Instructions to follow.
What follows is a set of entries. Repeat them exactly, but not their pictures.

Charts and diagrams as code
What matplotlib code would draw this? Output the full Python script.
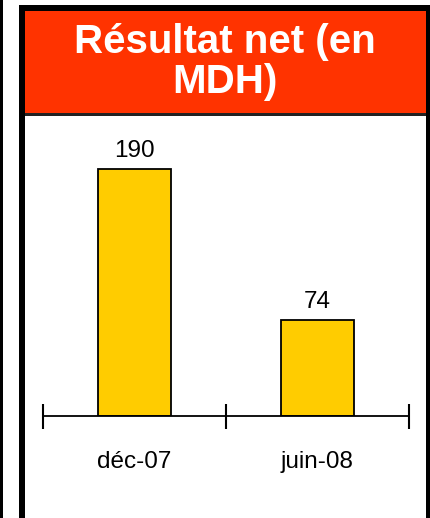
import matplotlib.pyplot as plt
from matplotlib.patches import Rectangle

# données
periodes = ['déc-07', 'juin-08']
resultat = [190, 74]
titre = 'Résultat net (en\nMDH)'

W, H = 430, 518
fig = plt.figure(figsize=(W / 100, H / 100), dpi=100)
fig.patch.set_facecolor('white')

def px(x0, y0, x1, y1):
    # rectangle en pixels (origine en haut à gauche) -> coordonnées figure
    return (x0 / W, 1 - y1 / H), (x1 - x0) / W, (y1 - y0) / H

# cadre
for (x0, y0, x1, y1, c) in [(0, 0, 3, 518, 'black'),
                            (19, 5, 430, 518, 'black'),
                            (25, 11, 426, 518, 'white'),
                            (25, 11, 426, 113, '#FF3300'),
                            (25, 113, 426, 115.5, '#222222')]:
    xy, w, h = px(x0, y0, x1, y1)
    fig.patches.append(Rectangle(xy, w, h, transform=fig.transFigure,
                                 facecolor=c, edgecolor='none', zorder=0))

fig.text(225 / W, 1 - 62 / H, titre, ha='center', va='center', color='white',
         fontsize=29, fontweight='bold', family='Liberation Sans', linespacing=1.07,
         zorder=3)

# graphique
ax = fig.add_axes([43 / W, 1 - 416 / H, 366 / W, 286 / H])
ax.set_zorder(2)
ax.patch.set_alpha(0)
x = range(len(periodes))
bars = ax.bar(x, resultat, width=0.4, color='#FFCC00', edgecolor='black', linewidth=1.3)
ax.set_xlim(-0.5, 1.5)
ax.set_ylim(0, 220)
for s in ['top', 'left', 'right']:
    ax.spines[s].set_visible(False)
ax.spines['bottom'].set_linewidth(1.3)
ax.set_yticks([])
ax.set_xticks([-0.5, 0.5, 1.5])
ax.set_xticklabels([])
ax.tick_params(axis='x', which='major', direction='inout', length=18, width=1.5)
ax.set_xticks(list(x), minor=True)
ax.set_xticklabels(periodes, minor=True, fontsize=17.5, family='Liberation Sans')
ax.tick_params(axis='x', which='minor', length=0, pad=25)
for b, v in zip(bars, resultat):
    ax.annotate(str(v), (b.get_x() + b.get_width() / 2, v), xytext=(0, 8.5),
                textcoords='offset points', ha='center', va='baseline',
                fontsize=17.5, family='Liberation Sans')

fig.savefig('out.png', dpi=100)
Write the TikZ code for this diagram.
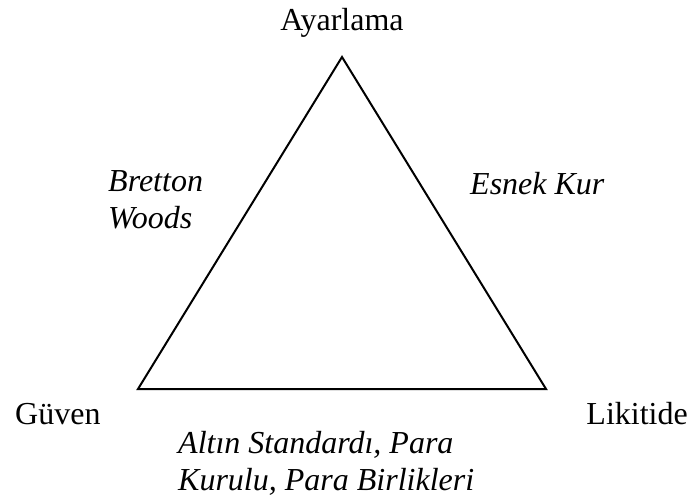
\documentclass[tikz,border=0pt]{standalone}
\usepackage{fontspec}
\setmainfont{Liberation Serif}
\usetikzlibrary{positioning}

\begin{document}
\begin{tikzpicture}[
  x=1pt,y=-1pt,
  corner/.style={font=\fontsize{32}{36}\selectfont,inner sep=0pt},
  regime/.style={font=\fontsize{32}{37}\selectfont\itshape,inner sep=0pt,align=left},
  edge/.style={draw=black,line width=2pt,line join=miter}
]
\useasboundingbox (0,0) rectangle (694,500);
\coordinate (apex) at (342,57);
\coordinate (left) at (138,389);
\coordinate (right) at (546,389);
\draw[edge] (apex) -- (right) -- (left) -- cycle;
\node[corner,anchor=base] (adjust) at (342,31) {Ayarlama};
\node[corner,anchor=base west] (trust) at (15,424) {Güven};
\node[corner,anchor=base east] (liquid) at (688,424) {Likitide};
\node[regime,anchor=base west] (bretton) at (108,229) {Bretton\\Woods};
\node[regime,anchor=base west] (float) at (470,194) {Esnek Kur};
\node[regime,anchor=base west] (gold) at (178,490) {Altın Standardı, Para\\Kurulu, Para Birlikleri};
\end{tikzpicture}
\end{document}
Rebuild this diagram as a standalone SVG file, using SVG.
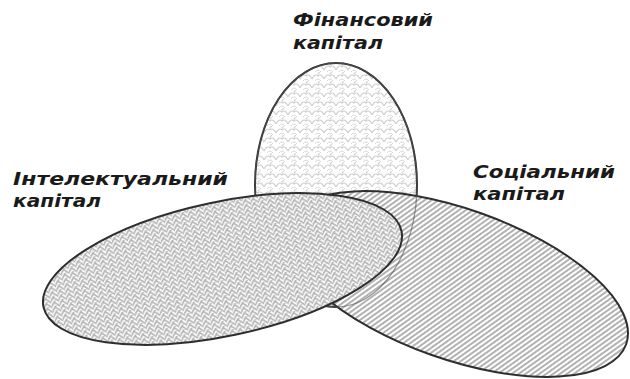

In response.
What matplotlib code would draw this? Output the full Python script.
import matplotlib.pyplot as plt
from matplotlib.patches import Rectangle

# données
periodes = ['déc-07', 'juin-08']
resultat = [190, 74]
titre = 'Résultat net (en\nMDH)'

W, H = 430, 518
fig = plt.figure(figsize=(W / 100, H / 100), dpi=100)
fig.patch.set_facecolor('white')

def px(x0, y0, x1, y1):
    # rectangle en pixels (origine en haut à gauche) -> coordonnées figure
    return (x0 / W, 1 - y1 / H), (x1 - x0) / W, (y1 - y0) / H

# cadre
for (x0, y0, x1, y1, c) in [(0, 0, 3, 518, 'black'),
                            (19, 5, 430, 518, 'black'),
                            (25, 11, 426, 518, 'white'),
                            (25, 11, 426, 113, '#FF3300'),
                            (25, 113, 426, 115.5, '#222222')]:
    xy, w, h = px(x0, y0, x1, y1)
    fig.patches.append(Rectangle(xy, w, h, transform=fig.transFigure,
                                 facecolor=c, edgecolor='none', zorder=0))

fig.text(225 / W, 1 - 62 / H, titre, ha='center', va='center', color='white',
         fontsize=29, fontweight='bold', family='Liberation Sans', linespacing=1.07,
         zorder=3)

# graphique
ax = fig.add_axes([43 / W, 1 - 416 / H, 366 / W, 286 / H])
ax.set_zorder(2)
ax.patch.set_alpha(0)
x = range(len(periodes))
bars = ax.bar(x, resultat, width=0.4, color='#FFCC00', edgecolor='black', linewidth=1.3)
ax.set_xlim(-0.5, 1.5)
ax.set_ylim(0, 220)
for s in ['top', 'left', 'right']:
    ax.spines[s].set_visible(False)
ax.spines['bottom'].set_linewidth(1.3)
ax.set_yticks([])
ax.set_xticks([-0.5, 0.5, 1.5])
ax.set_xticklabels([])
ax.tick_params(axis='x', which='major', direction='inout', length=18, width=1.5)
ax.set_xticks(list(x), minor=True)
ax.set_xticklabels(periodes, minor=True, fontsize=17.5, family='Liberation Sans')
ax.tick_params(axis='x', which='minor', length=0, pad=25)
for b, v in zip(bars, resultat):
    ax.annotate(str(v), (b.get_x() + b.get_width() / 2, v), xytext=(0, 8.5),
                textcoords='offset points', ha='center', va='baseline',
                fontsize=17.5, family='Liberation Sans')

fig.savefig('out.png', dpi=100)
Write the TikZ code for this diagram.
\documentclass[tikz,border=0pt]{standalone}
\usepackage{fontspec}
\setmainfont{Liberation Serif}
\usetikzlibrary{positioning}

\begin{document}
\begin{tikzpicture}[
  x=1pt,y=-1pt,
  corner/.style={font=\fontsize{32}{36}\selectfont,inner sep=0pt},
  regime/.style={font=\fontsize{32}{37}\selectfont\itshape,inner sep=0pt,align=left},
  edge/.style={draw=black,line width=2pt,line join=miter}
]
\useasboundingbox (0,0) rectangle (694,500);
\coordinate (apex) at (342,57);
\coordinate (left) at (138,389);
\coordinate (right) at (546,389);
\draw[edge] (apex) -- (right) -- (left) -- cycle;
\node[corner,anchor=base] (adjust) at (342,31) {Ayarlama};
\node[corner,anchor=base west] (trust) at (15,424) {Güven};
\node[corner,anchor=base east] (liquid) at (688,424) {Likitide};
\node[regime,anchor=base west] (bretton) at (108,229) {Bretton\\Woods};
\node[regime,anchor=base west] (float) at (470,194) {Esnek Kur};
\node[regime,anchor=base west] (gold) at (178,490) {Altın Standardı, Para\\Kurulu, Para Birlikleri};
\end{tikzpicture}
\end{document}
Rebuild this diagram as a standalone SVG file, using SVG.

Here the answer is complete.